Guy Holds His Hands Up

Financier Guy Hands has admitted that he’ll avoid EMI-scale deals because the market can no longer swallow them.

Terra Firma, his London-based private equity firm, paid $6.8 billion for the English music company in 2007, but in January lost it to Citigroup because after breaching its loan covenants.

Citi is about to put the company on the block and will get an estimated $3.5 billion for it.

Terra Firma lost more than $2.8 billion on the deal but Hands told The Guardian that he wouldn’t allow the deal to dent his confidence.
“You have to learn from things,” he said. “It’s a little bit like if you fall off a horse.
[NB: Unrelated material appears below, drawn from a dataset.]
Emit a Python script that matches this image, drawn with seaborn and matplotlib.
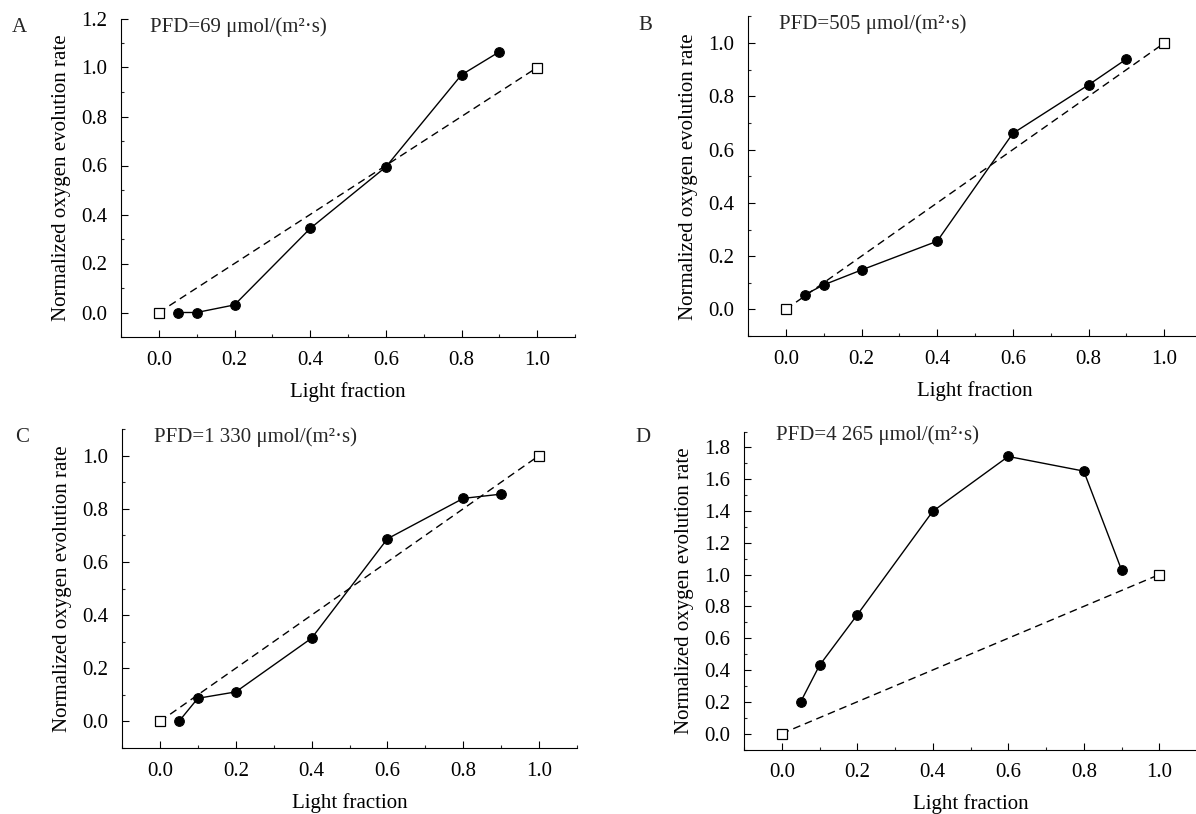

There is no point getting back on it and saying it does not matter. But you do not want to lose confidence.

“Whether it is in business, politics or any form of life, if something does not work you need to learn from that.”

Hands has been talking to existing and potential investors about launching a new fund with about $4.2 billion in capital, which shows how far the private equity business has fallen.

When Terra Firma’s last fund closed in May 2007 it had raised $7.6 billion and could have pulled in a further $4.2 billion from investors riding the buyout boom.

Hands made his name in the ’90s with deals such as the $1.1 billion acquisition of rolling stock business Angel Trains, which was subsequently sold at a $628 million profit.

Negative publicity still lingers over the EMI deal as Hands launched an unsuccessful court case, currently going through an appeal, in which he accused Citigroup of misleading Terra Firma during the EMI sale.

At the end of last year it took a New York jury four hours to throw out the original case.

Hands said Terra Firma’s new modest approach reflected an industry-wide fundraising drought rather than loss of faith in his firm.

“The private equity market is down 70 percent since 2007,” he said. “All private equity firms need to be realistic about the change in size of the market.

“What happened in 2007 is that people raised large funds and that meant people either had to do huge deals or end up with a lot of money that they have not been able to spend.

“We are just as realistic about it,” Hands added. “We don’t want people having large war chests of money which cannot be used.”